--- Start of INFORMATION SUPPLIED ---

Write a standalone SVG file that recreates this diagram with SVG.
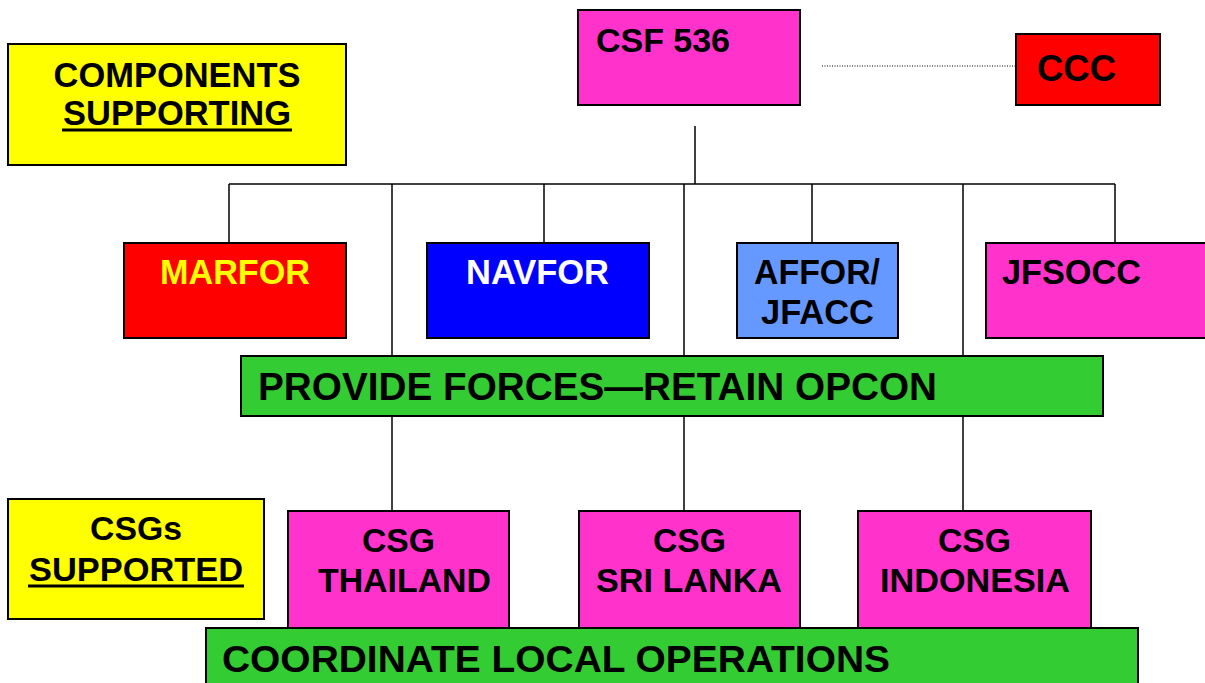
<svg xmlns="http://www.w3.org/2000/svg" width="1205" height="683" viewBox="0 0 1205 683">
<style>
.b{stroke:#000;stroke-width:2}
.t{font-family:"Liberation Sans",Arial,sans-serif;font-weight:bold;fill:#000}
.c{stroke:#000;stroke-width:1.5;fill:none}
.mag{fill:#FF33CC}.red{fill:#FF0000}.blu{fill:#0000FF}.lbl{fill:#6699FF}.grn{fill:#33CC33}.yel{fill:#FFFF00}
</style>
<rect width="1205" height="683" fill="#fff"/>
<g id="connectors">
<line class="c" x1="695" y1="126" x2="695" y2="184"/>
<line class="c" x1="229" y1="184" x2="1115" y2="184"/>
<line class="c" x1="229" y1="184" x2="229" y2="243"/>
<line class="c" x1="544" y1="184" x2="544" y2="243"/>
<line class="c" x1="812" y1="184" x2="812" y2="243"/>
<line class="c" x1="1115" y1="184" x2="1115" y2="243"/>
<line class="c" x1="392" y1="184" x2="392" y2="511"/>
<line class="c" x1="684" y1="184" x2="684" y2="511"/>
<line class="c" x1="963" y1="184" x2="963" y2="511"/>
<line x1="822" y1="66" x2="1016" y2="66" stroke="#000" stroke-width="1" stroke-dasharray="1,1.5"/>
</g>
<g id="components-supporting">
<rect class="b yel" x="8" y="44" width="338" height="121"/>
<text class="t" x="177" y="87" font-size="35" text-anchor="middle" textLength="247" lengthAdjust="spacingAndGlyphs">COMPONENTS</text>
<text class="t" x="177" y="125" font-size="35" text-anchor="middle" textLength="228" lengthAdjust="spacingAndGlyphs">SUPPORTING</text>
<rect x="62" y="128.5" width="230" height="3" fill="#000"/>
</g>
<g id="csf536">
<rect class="b mag" x="578" y="10" width="222" height="95"/>
<text class="t" x="596" y="52" font-size="34" textLength="134" lengthAdjust="spacingAndGlyphs">CSF 536</text>
</g>
<g id="ccc">
<rect class="b red" x="1016" y="34" width="144" height="71"/>
<text class="t" x="1037" y="81" font-size="37" textLength="79" lengthAdjust="spacingAndGlyphs">CCC</text>
</g>
<g id="marfor">
<rect class="b red" x="124" y="243" width="222" height="95"/>
<text class="t" x="160" y="284" font-size="35" fill="#FFFF00" style="fill:#FFFF00" textLength="150" lengthAdjust="spacingAndGlyphs">MARFOR</text>
</g>
<g id="navfor">
<rect class="b blu" x="427" y="243" width="222" height="95"/>
<text class="t" x="466" y="284" font-size="35" style="fill:#FFFFFF" textLength="143" lengthAdjust="spacingAndGlyphs">NAVFOR</text>
</g>
<g id="affor">
<rect class="b lbl" x="737" y="243" width="161" height="95"/>
<text class="t" x="754" y="284" font-size="35" textLength="126" lengthAdjust="spacingAndGlyphs">AFFOR/</text>
<text class="t" x="761" y="324" font-size="35" textLength="113" lengthAdjust="spacingAndGlyphs">JFACC</text>
</g>
<g id="jfsocc">
<rect class="b mag" x="986" y="243" width="230" height="95"/>
<text class="t" x="1002" y="284" font-size="35" textLength="139" lengthAdjust="spacingAndGlyphs">JFSOCC</text>
</g>
<g id="provide-forces">
<rect class="b grn" x="241" y="356" width="862" height="60"/>
<text class="t" x="258" y="400" font-size="38" textLength="679" lengthAdjust="spacingAndGlyphs">PROVIDE FORCES—RETAIN OPCON</text>
</g>
<g id="csgs-supported">
<rect class="b yel" x="8" y="499" width="256" height="120"/>
<text class="t" x="90" y="540" font-size="34" textLength="92" lengthAdjust="spacingAndGlyphs">CSGs</text>
<text class="t" x="29" y="581" font-size="34" textLength="214" lengthAdjust="spacingAndGlyphs">SUPPORTED</text>
<rect x="28" y="584.5" width="216" height="3" fill="#000"/>
</g>
<g id="csg-thailand">
<rect class="b mag" x="288" y="511" width="221" height="117"/>
<text class="t" x="362" y="552" font-size="34" textLength="73" lengthAdjust="spacingAndGlyphs">CSG</text>
<text class="t" x="318" y="592" font-size="34" textLength="173" lengthAdjust="spacingAndGlyphs">THAILAND</text>
</g>
<g id="csg-srilanka">
<rect class="b mag" x="579" y="511" width="221" height="117"/>
<text class="t" x="653" y="552" font-size="34" textLength="73" lengthAdjust="spacingAndGlyphs">CSG</text>
<text class="t" x="596" y="592" font-size="34" textLength="186" lengthAdjust="spacingAndGlyphs">SRI LANKA</text>
</g>
<g id="csg-indonesia">
<rect class="b mag" x="858" y="511" width="233" height="117"/>
<text class="t" x="938" y="552" font-size="34" textLength="73" lengthAdjust="spacingAndGlyphs">CSG</text>
<text class="t" x="880" y="592" font-size="34" textLength="190" lengthAdjust="spacingAndGlyphs">INDONESIA</text>
</g>
<g id="coordinate-local">
<rect class="b grn" x="206" y="628" width="932" height="70"/>
<text class="t" x="222" y="672" font-size="37" textLength="668" lengthAdjust="spacingAndGlyphs">COORDINATE LOCAL OPERATIONS</text>
</g>
</svg>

--- End of INFORMATION SUPPLIED ---

**PROBLEM REQUIREMENTS:** Retype everything in the material word for word, minus pictures.

**EXPECTED ANSWER:**
Write a standalone SVG file that recreates this diagram with SVG.
<svg xmlns="http://www.w3.org/2000/svg" width="1205" height="683" viewBox="0 0 1205 683">
<style>
.b{stroke:#000;stroke-width:2}
.t{font-family:"Liberation Sans",Arial,sans-serif;font-weight:bold;fill:#000}
.c{stroke:#000;stroke-width:1.5;fill:none}
.mag{fill:#FF33CC}.red{fill:#FF0000}.blu{fill:#0000FF}.lbl{fill:#6699FF}.grn{fill:#33CC33}.yel{fill:#FFFF00}
</style>
<rect width="1205" height="683" fill="#fff"/>
<g id="connectors">
<line class="c" x1="695" y1="126" x2="695" y2="184"/>
<line class="c" x1="229" y1="184" x2="1115" y2="184"/>
<line class="c" x1="229" y1="184" x2="229" y2="243"/>
<line class="c" x1="544" y1="184" x2="544" y2="243"/>
<line class="c" x1="812" y1="184" x2="812" y2="243"/>
<line class="c" x1="1115" y1="184" x2="1115" y2="243"/>
<line class="c" x1="392" y1="184" x2="392" y2="511"/>
<line class="c" x1="684" y1="184" x2="684" y2="511"/>
<line class="c" x1="963" y1="184" x2="963" y2="511"/>
<line x1="822" y1="66" x2="1016" y2="66" stroke="#000" stroke-width="1" stroke-dasharray="1,1.5"/>
</g>
<g id="components-supporting">
<rect class="b yel" x="8" y="44" width="338" height="121"/>
<text class="t" x="177" y="87" font-size="35" text-anchor="middle" textLength="247" lengthAdjust="spacingAndGlyphs">COMPONENTS</text>
<text class="t" x="177" y="125" font-size="35" text-anchor="middle" textLength="228" lengthAdjust="spacingAndGlyphs">SUPPORTING</text>
<rect x="62" y="128.5" width="230" height="3" fill="#000"/>
</g>
<g id="csf536">
<rect class="b mag" x="578" y="10" width="222" height="95"/>
<text class="t" x="596" y="52" font-size="34" textLength="134" lengthAdjust="spacingAndGlyphs">CSF 536</text>
</g>
<g id="ccc">
<rect class="b red" x="1016" y="34" width="144" height="71"/>
<text class="t" x="1037" y="81" font-size="37" textLength="79" lengthAdjust="spacingAndGlyphs">CCC</text>
</g>
<g id="marfor">
<rect class="b red" x="124" y="243" width="222" height="95"/>
<text class="t" x="160" y="284" font-size="35" fill="#FFFF00" style="fill:#FFFF00" textLength="150" lengthAdjust="spacingAndGlyphs">MARFOR</text>
</g>
<g id="navfor">
<rect class="b blu" x="427" y="243" width="222" height="95"/>
<text class="t" x="466" y="284" font-size="35" style="fill:#FFFFFF" textLength="143" lengthAdjust="spacingAndGlyphs">NAVFOR</text>
</g>
<g id="affor">
<rect class="b lbl" x="737" y="243" width="161" height="95"/>
<text class="t" x="754" y="284" font-size="35" textLength="126" lengthAdjust="spacingAndGlyphs">AFFOR/</text>
<text class="t" x="761" y="324" font-size="35" textLength="113" lengthAdjust="spacingAndGlyphs">JFACC</text>
</g>
<g id="jfsocc">
<rect class="b mag" x="986" y="243" width="230" height="95"/>
<text class="t" x="1002" y="284" font-size="35" textLength="139" lengthAdjust="spacingAndGlyphs">JFSOCC</text>
</g>
<g id="provide-forces">
<rect class="b grn" x="241" y="356" width="862" height="60"/>
<text class="t" x="258" y="400" font-size="38" textLength="679" lengthAdjust="spacingAndGlyphs">PROVIDE FORCES—RETAIN OPCON</text>
</g>
<g id="csgs-supported">
<rect class="b yel" x="8" y="499" width="256" height="120"/>
<text class="t" x="90" y="540" font-size="34" textLength="92" lengthAdjust="spacingAndGlyphs">CSGs</text>
<text class="t" x="29" y="581" font-size="34" textLength="214" lengthAdjust="spacingAndGlyphs">SUPPORTED</text>
<rect x="28" y="584.5" width="216" height="3" fill="#000"/>
</g>
<g id="csg-thailand">
<rect class="b mag" x="288" y="511" width="221" height="117"/>
<text class="t" x="362" y="552" font-size="34" textLength="73" lengthAdjust="spacingAndGlyphs">CSG</text>
<text class="t" x="318" y="592" font-size="34" textLength="173" lengthAdjust="spacingAndGlyphs">THAILAND</text>
</g>
<g id="csg-srilanka">
<rect class="b mag" x="579" y="511" width="221" height="117"/>
<text class="t" x="653" y="552" font-size="34" textLength="73" lengthAdjust="spacingAndGlyphs">CSG</text>
<text class="t" x="596" y="592" font-size="34" textLength="186" lengthAdjust="spacingAndGlyphs">SRI LANKA</text>
</g>
<g id="csg-indonesia">
<rect class="b mag" x="858" y="511" width="233" height="117"/>
<text class="t" x="938" y="552" font-size="34" textLength="73" lengthAdjust="spacingAndGlyphs">CSG</text>
<text class="t" x="880" y="592" font-size="34" textLength="190" lengthAdjust="spacingAndGlyphs">INDONESIA</text>
</g>
<g id="coordinate-local">
<rect class="b grn" x="206" y="628" width="932" height="70"/>
<text class="t" x="222" y="672" font-size="37" textLength="668" lengthAdjust="spacingAndGlyphs">COORDINATE LOCAL OPERATIONS</text>
</g>
</svg>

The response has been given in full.